* [DATA EXTRACT]:
[Begin]
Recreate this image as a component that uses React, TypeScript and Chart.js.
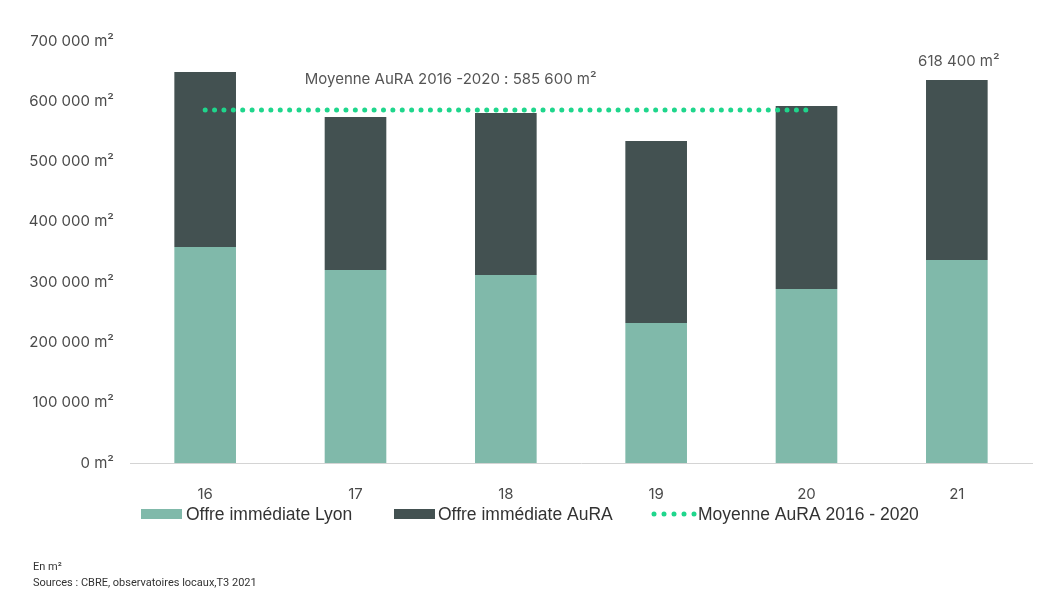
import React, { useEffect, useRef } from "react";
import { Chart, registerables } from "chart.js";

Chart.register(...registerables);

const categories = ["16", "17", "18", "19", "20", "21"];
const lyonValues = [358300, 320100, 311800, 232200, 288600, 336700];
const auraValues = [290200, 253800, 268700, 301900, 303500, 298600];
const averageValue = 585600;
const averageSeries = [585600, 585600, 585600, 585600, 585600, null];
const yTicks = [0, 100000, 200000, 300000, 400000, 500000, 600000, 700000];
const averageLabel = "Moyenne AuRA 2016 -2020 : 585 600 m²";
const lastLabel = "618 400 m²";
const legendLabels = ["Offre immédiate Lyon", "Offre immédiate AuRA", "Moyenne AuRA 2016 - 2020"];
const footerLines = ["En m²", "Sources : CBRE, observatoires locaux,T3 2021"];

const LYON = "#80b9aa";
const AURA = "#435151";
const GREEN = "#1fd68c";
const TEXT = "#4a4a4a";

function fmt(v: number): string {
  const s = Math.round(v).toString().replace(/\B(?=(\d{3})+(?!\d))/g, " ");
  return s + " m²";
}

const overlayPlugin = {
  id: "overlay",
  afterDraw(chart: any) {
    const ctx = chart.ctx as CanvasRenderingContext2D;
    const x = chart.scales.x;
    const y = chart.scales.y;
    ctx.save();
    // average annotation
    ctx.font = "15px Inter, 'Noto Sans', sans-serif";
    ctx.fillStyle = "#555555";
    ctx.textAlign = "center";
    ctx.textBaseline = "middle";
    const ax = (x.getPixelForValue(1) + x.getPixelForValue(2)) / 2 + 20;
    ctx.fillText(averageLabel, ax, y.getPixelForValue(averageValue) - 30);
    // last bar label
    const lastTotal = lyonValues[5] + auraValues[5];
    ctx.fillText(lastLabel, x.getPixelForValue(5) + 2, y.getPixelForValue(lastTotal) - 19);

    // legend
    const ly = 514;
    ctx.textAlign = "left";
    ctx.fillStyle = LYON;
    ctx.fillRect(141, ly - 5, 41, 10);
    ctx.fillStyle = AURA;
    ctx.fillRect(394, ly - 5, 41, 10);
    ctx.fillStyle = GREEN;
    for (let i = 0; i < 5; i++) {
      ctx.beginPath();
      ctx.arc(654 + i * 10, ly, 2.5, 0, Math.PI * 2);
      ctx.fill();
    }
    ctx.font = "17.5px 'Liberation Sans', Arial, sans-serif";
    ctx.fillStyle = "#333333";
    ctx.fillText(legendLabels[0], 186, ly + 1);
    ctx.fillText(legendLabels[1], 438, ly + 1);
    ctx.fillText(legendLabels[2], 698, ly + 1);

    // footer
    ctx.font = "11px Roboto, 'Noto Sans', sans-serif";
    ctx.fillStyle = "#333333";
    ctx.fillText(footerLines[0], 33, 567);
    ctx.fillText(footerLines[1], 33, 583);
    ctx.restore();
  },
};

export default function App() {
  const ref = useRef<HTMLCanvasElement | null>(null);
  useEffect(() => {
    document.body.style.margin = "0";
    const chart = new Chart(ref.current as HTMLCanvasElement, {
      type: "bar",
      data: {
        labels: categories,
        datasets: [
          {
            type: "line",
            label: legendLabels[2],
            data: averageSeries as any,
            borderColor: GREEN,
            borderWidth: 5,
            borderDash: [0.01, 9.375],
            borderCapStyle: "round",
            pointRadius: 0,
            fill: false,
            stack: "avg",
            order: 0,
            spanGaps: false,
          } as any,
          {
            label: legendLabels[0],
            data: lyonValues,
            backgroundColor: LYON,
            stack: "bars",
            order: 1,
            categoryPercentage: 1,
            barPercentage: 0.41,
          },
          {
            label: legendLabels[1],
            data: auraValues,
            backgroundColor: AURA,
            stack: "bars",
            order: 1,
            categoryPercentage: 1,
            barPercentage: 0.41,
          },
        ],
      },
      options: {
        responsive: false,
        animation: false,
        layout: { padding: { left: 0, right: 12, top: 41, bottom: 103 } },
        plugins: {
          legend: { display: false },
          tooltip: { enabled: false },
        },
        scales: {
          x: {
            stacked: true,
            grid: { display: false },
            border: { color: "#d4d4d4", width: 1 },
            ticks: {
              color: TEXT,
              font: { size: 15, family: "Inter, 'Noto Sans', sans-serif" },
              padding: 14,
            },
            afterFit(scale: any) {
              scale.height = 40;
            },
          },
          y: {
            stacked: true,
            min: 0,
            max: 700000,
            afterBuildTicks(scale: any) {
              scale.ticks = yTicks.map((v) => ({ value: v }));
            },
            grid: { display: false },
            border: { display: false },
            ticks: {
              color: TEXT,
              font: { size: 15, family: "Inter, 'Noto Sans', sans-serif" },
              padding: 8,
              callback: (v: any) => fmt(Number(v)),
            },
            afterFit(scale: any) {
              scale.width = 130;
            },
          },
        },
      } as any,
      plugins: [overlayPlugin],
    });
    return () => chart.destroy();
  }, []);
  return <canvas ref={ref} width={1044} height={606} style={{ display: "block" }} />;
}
[End]
* [WRITTEN PROBLEM]: Go through the preceding material and copy each line that has the word "React".

* [CORRECT ANSWER]:
Recreate this image as a component that uses React, TypeScript and Chart.js.
import React, { useEffect, useRef } from "react";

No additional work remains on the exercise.